Friday of the Twenty-seventh Week in Ordinary Time

 

Today's Scripture

 

Sometimes it feels like we American Catholics are more scattered than gathered, to use the words from today’s Gospel (Luke 11:15-26). US Catholics are scattered on a variety of things, especially relating to American politics: economy, immigration laws, abortion.

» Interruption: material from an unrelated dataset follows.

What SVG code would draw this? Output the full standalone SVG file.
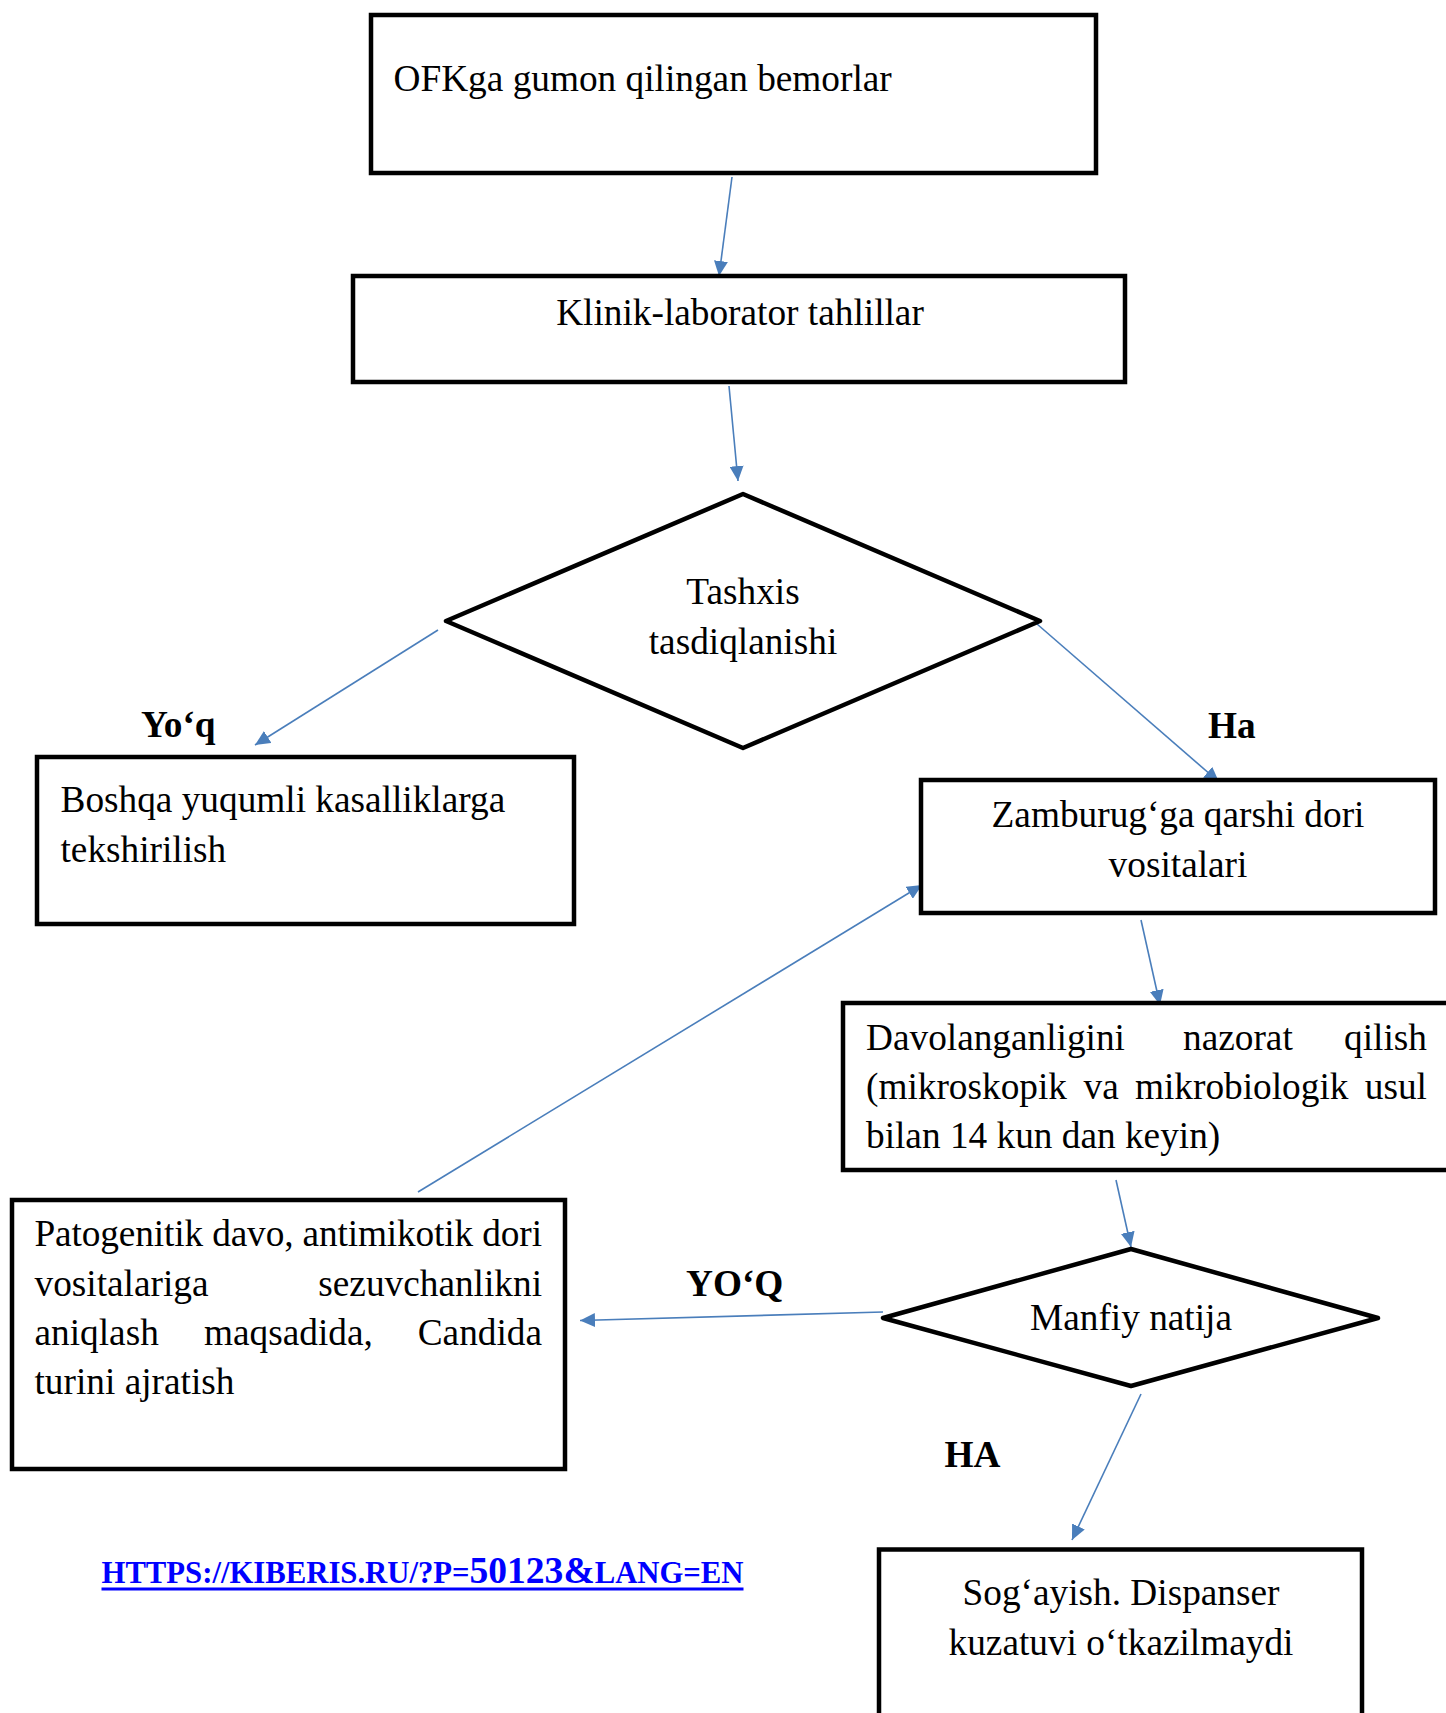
<svg xmlns="http://www.w3.org/2000/svg" width="1446" height="1713" viewBox="0 0 1446 1713">
<style>
.box{fill:#fff;stroke:#000;stroke-width:4.5}
.dia{fill:#fff;stroke:#000;stroke-width:4.5;stroke-linejoin:round}
.t{font-family:"Liberation Serif","Times New Roman",serif;font-size:37.3px;fill:#000}
.c{text-anchor:middle}
.e{text-anchor:end}
.lbl{font-family:"Liberation Serif","Times New Roman",serif;font-size:37.3px;font-weight:bold;fill:#000}
.con{stroke:#4A7EBB;stroke-width:1.6;fill:none;marker-end:url(#arr)}
.url{font-family:"Liberation Serif","Times New Roman",serif;font-weight:bold;fill:#0000FF}
</style>
<defs>
<marker id="arr" markerUnits="userSpaceOnUse" markerWidth="16" markerHeight="14" refX="15" refY="7" orient="auto">
<path d="M0,0 L15,7 L0,14 z" fill="#4A7EBB"/>
</marker>
</defs>
<rect width="1446" height="1713" fill="#fff"/>
<g id="connectors">
<line class="con" x1="732" y1="177" x2="719" y2="276"/>
<line class="con" x1="729" y1="386" x2="738" y2="481"/>
<line class="con" x1="438" y1="630" x2="255" y2="745"/>
<line class="con" x1="1037" y1="624" x2="1219" y2="782"/>
<line class="con" x1="1141" y1="920" x2="1160" y2="1005"/>
<line class="con" x1="418" y1="1192" x2="922" y2="885"/>
<line class="con" x1="1116" y1="1180" x2="1131" y2="1247"/>
<line class="con" x1="883" y1="1312" x2="580" y2="1320.5"/>
<line class="con" x1="1141" y1="1394" x2="1072" y2="1540"/>
</g>
<g id="n1">
<rect class="box" x="371" y="15" width="725" height="158"/>
<text class="t" x="393.5" y="91">OFKga gumon qilingan bemorlar</text>
</g>
<g id="n2">
<rect class="box" x="353" y="276" width="772" height="106"/>
<text class="t c" x="740" y="325">Klinik-laborator tahlillar</text>
</g>
<g id="n3">
<polygon class="dia" points="743,494 446,621 743,748 1040,621"/>
<text class="t c" x="743" y="604">Tashxis</text>
<text class="t c" x="743" y="654">tasdiqlanishi</text>
</g>
<g id="lbl-yoq">
<text class="lbl" x="141" y="737">Yo‘q</text>
</g>
<g id="lbl-ha">
<text class="lbl" x="1208" y="738">Ha</text>
</g>
<g id="n4">
<rect class="box" x="37" y="757" width="537" height="167"/>
<text class="t" x="60.5" y="812">Boshqa yuqumli kasalliklarga</text>
<text class="t" x="60.5" y="862">tekshirilish</text>
</g>
<g id="n5">
<rect class="box" x="921" y="780" width="514" height="133"/>
<text class="t c" x="1178" y="827">Zamburug‘ga qarshi dori</text>
<text class="t c" x="1178" y="877">vositalari</text>
</g>
<g id="n6">
<rect class="box" x="843" y="1003" width="620" height="167"/>
<text class="t" y="1050"><tspan x="866">Davolanganligini</tspan><tspan x="1183">nazorat</tspan></text>
<text class="t e" x="1427" y="1050">qilish</text>
<text class="t" y="1099"><tspan x="866">(mikroskopik</tspan><tspan x="1083.5">va</tspan><tspan x="1135">mikrobiologik</tspan></text>
<text class="t e" x="1427" y="1099">usul</text>
<text class="t" x="866" y="1148">bilan 14 kun dan keyin)</text>
</g>
<g id="n7">
<rect class="box" x="12" y="1200" width="553" height="269"/>
<text class="t" x="34.5" y="1246" textLength="507.5" lengthAdjust="spacing">Patogenitik davo, antimikotik dori</text>
<text class="t" x="34.5" y="1296">vositalariga</text>
<text class="t e" x="542" y="1296">sezuvchanlikni</text>
<text class="t" y="1344.5"><tspan x="34.5">aniqlash</tspan><tspan x="204">maqsadida,</tspan></text>
<text class="t e" x="542" y="1344.5">Candida</text>
<text class="t" x="34.5" y="1394">turini ajratish</text>
</g>
<g id="n8">
<polygon class="dia" points="1131,1249 883,1318 1131,1386 1378,1318"/>
<text class="t c" x="1131" y="1330">Manfiy natija</text>
</g>
<g id="lbl-yoq2">
<text class="lbl" x="686" y="1295.5">YO‘Q</text>
</g>
<g id="lbl-ha2">
<text class="lbl" x="944.5" y="1467">HA</text>
</g>
<g id="n9">
<rect class="box" x="879" y="1549.5" width="483" height="190"/>
<text class="t c" x="1121" y="1605">Sog‘ayish. Dispanser</text>
<text class="t c" x="1121" y="1654.5">kuzatuvi o‘tkazilmaydi</text>
</g>
<g id="url">
<text class="url" x="101.5" y="1583" textLength="642" lengthAdjust="spacingAndGlyphs"><tspan font-size="30.5">HTTPS://KIBERIS.RU/?P=</tspan><tspan font-size="37.3">50123&amp;</tspan><tspan font-size="30.5">LANG=EN</tspan></text>
<line x1="101.5" y1="1589" x2="743.5" y2="1589" stroke="#0000FF" stroke-width="3"/>
</g>
</svg>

These are all also key aspects of our faith and therefore important topics for discussion: ultimately the point of such discussion is to try to understand our faith better and to help each other live better lives.  Yet we Catholics seem sometimes to be more governed by how other non-Catholics discuss and describe the debates, rather than being influenced by our own Christian convictions.   It feels like we, as Catholics, can’t have discussions, in person or online, without someone accusing someone else of “not being a REAL Catholic” because they’re not focused enough on just wages or immigration issues on the one hand, and abortion or embryonic stem cell research on the other.

 

 Today’s scriptures emphasize the need for unity in the Body of Christ in the face of just such a discussion.  The setting of today’s first reading (Galatians 3:7-14) is much like that of our own day for the fact that a heated argument is occurring.  Christians – good, faithful Christians – wonder who is being most faithful to the gospel.  Is it the Jewish Christians who get circumcised because after all, God commanded Abraham and his followers to do so, or the Greek Christians whom Paul describes as having once been chained to pagan idols (see verse 4:8) and who are not necessarily in a position to speak about what is good?  Paul’s answer is to say first, to the Jewish Christians, that overemphasis and too much hope in the physical change of circumcision is an idol too.  We must be free to follow Christ and not make idols of our bodies, or the Law or anything else that impedes our primary call.  Second, Paul is beginning to suggest in this passage that the distinction between circumcised and uncircumcised is a false one.  The true children of Abraham are the ones with faith in Christ, regardless of whether they have been circumcised, or were once worshipping pagan idols.  The focus on circumcision is a red herring, and he will emphasize this more and more as we continue to read through this letter. 

 

Today’s gospel is much more emphatic about unity.  Bystanders who see Jesus curing a demon suggest he is alternately the devil or they ask him for further signs.  As usual, Jesus sidesteps both groups by refusing to give either group a direct answer.  Rather he asks them to consider what it is that they see and experience.  If Jesus is from the devil, yet driving out devils, then they will see and experience chaos.  If they have faith that Jesus is doing these miracles in the name of God, then they will see and experience the fullness of the Kingdom of God.  

 

Jesus’ most stern words admonish us: “Whoever is not with me is against me, and whoever does not gather, scatters.”  Do we stand with Jesus and his disciples in unity?  Or do we scatter ourselves?
 It strikes me that in this world where there is clearly turmoil and disagreement, one of the best witnesses we can give to our belief in Jesus Christ is that we Catholics can show others how to have discussions and disagreements and still see each other as members of Christ’s body.  Let us reflect today on ways that we, personally, can do better in seeking unity, and let us join in with Jesus’ prayer that we “be one” in him.